"In 1958, Edward R. Murrow stated, "Our history will be what we make it. And if there are any historians about fifty or a hundred years from now, and there should be preserved the kinescopes for one week of all three networks, they will there find recorded in black and white, or color, evidence of decadence, escapism and insulation from the realities of the world in which we live."
Next year, Mr. Murrow's speech will "celebrate" its 50th anniversay...
The citizens in our free countries (I'm Canadian) are in such desperate-desperate need for Edward R Murrows. Not just on television, or in national printed media --but even at the smallest of local levels.
Yes, Washington and Ottawa affairs are important. But the day-to-dayness that most affects people's lives play themselves out at the local, municipal level.
I reached the sad and unavoidable conclusion that some of our "city halls" are dominated and run by a Corporate Repressive Evil Empire Power Structure.
I despair that I'm just not smart enough, tenacious enough, courageous enough to right the problem. I realize it isn't me whose most affected since I'm part of the comfortable class.
I despair though at the statistics of "The Others"
"Harvest of Shame" aired just after Thanksgiving 1960. The Dec. 5, 1960.
It was a documentary on the grinding poverty of migrant workers in Florida.
Edward R Murrow made these closing remarks:
"The migrants have no lobby. Only an enlightened, aroused and perhaps angered public opinion can do anything about the migrants. The people you have seen have the strength to harvest your fruit and vegetables. They do not have the strength to influence legislation. Maybe we do. Good night, and good luck."
It isn't just migrants who have no lobby. Our working minimum-wage poor neighbours living right here in our own municipalities "do not have the strength to influence legislation." Or do not speak sufficient English.
To quote Edward R. Murrow: "We must not confuse dissent with disloyalty." Which pretty much sums up the difference between people who believe in free speech and fascists. "We cannot defend freedom abroad when we are making it weaker at home". Going to other countries to defend freedom and American values as we are crushing those values at home for the American people. That is what this debate in the early and mid 1950s was about.

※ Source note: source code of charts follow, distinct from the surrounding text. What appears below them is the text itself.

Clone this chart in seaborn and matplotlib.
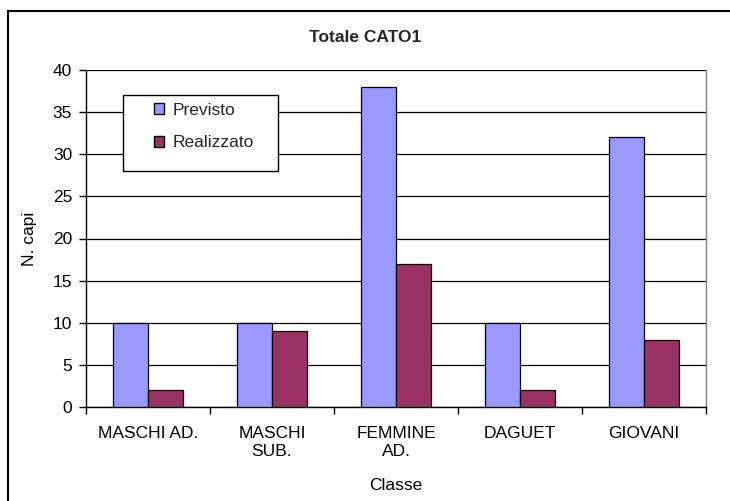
"""
Totale CATO1 - previsto vs realizzato per classe
"""
import numpy as np
import pandas as pd
import matplotlib
matplotlib.use("Agg")
import matplotlib.pyplot as plt
from matplotlib.patches import Patch, Rectangle
import seaborn as sns

# data
classi = ["MASCHI AD.", "MASCHI\nSUB.", "FEMMINE\nAD.", "DAGUET", "GIOVANI"]
previsto = [10, 10, 38, 10, 32]
realizzato = [2, 9, 17, 2, 8]
serie = ["Previsto", "Realizzato"]
colori = ["#9999FF", "#993366"]

df = pd.DataFrame({"Classe": classi, "Previsto": previsto, "Realizzato": realizzato})
df_long = df.melt(id_vars="Classe", var_name="Serie", value_name="N. capi")

sns.set_theme(style="white")
plt.rcParams["font.family"] = ["Liberation Sans", "DejaVu Sans"]
fs = 12.5

fig = plt.figure(figsize=(7.3, 5.01), dpi=100)
ax = fig.add_axes([86 / 730, 1 - 407 / 501, 620 / 730, 337 / 501])

sns.barplot(data=df_long, x="Classe", y="N. capi", hue="Serie",
            palette=colori, hue_order=serie, width=2 / 3.5, saturation=1,
            edgecolor="black", linewidth=0.9, legend=False, ax=ax, zorder=3)

ax.set_ylim(0, 40)
ax.set_yticks(np.arange(0, 41, 5))
ax.set_xlim(-0.5, len(classi) - 0.5)
ax.set_xticks(np.arange(-0.5, len(classi), 1), minor=True)
ax.yaxis.grid(True, color="black", linewidth=0.9, zorder=0)
ax.set_axisbelow(True)

for side in ["left", "bottom"]:
    ax.spines[side].set_color("black")
    ax.spines[side].set_linewidth(1.0)
ax.spines["top"].set_visible(False)
ax.spines["right"].set_color("#808080")
ax.spines["right"].set_linewidth(1.0)

ax.tick_params(axis="x", which="major", length=0, pad=14, labelsize=fs, colors="black")
ax.tick_params(axis="x", which="minor", length=5, width=1.0, direction="out",
               bottom=True, color="black")
ax.tick_params(axis="y", length=5, width=1.0, direction="out", left=True,
               pad=5, labelsize=fs, colors="black")
for lab in ax.get_xticklabels():
    lab.set_linespacing(1.25)

ax.set_xlabel("Classe", fontsize=fs, labelpad=13, color="black")
ax.set_ylabel("N. capi", fontsize=fs, labelpad=11, color="black")

fig.suptitle("Totale CATO1", x=0.5, y=1 - 38 / 501, va="center",
             fontsize=fs, fontweight="bold")

# legend box
box = Rectangle((123 / 730, 1 - 171 / 501), 155 / 730, 76 / 501,
                transform=fig.transFigure, facecolor="white",
                edgecolor="black", linewidth=1.0, zorder=4)
ax.add_patch(box)
box.set_clip_on(False)
handles = [Patch(facecolor=c, edgecolor="black", linewidth=1.0) for c in colori]
leg = ax.legend(handles, serie, loc="upper left",
                bbox_to_anchor=(154 / 730, 1 - 103 / 501),
                bbox_transform=fig.transFigure, frameon=False,
                borderpad=0, borderaxespad=0, handlelength=0.6,
                handleheight=0.6, handletextpad=0.45, labelspacing=1.0,
                fontsize=fs)
leg.set_zorder(5)

# outer chart border
border = Rectangle((8 / 730, -0.1), 1.2, 1.1 - 10.5 / 501,
                   transform=fig.transFigure, fill=False,
                   edgecolor="black", linewidth=1.5)
fig.patches.append(border)

fig.savefig("out.png", dpi=100, facecolor="white")
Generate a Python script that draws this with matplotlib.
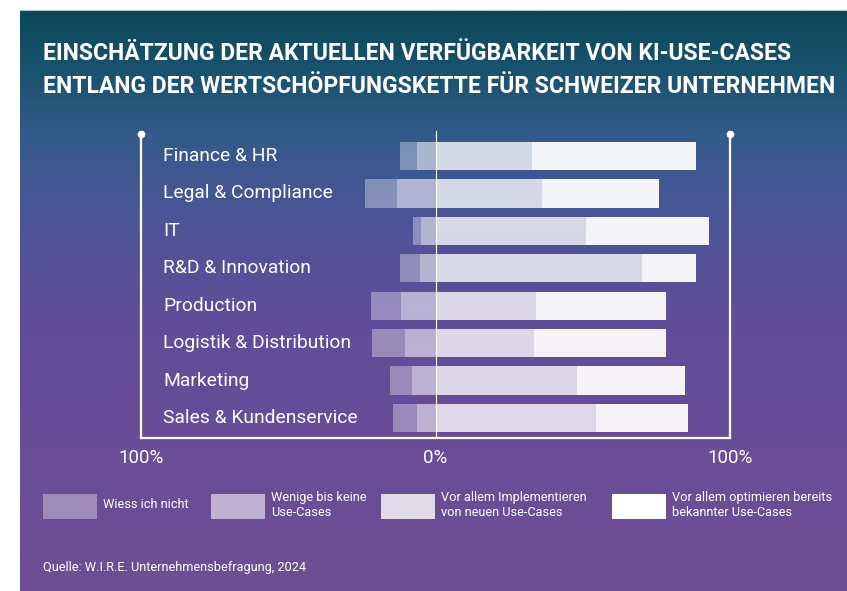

Ed Murrow and his nightly newscast See it Now and their investigation into Senator Joe McCarthy's committee hearings about supposed Communists inside of the U.S. Government put CBS News on the map as far as TV in this country. And probably led to the CBS Evening News with Walter Cronkite that eventually became a half-hour show. Because Murrow and See it Now took down a movement that was trying to destroy free speech and assembly for the rest of the country. Which is what Joe McCarthy and his supporters were about.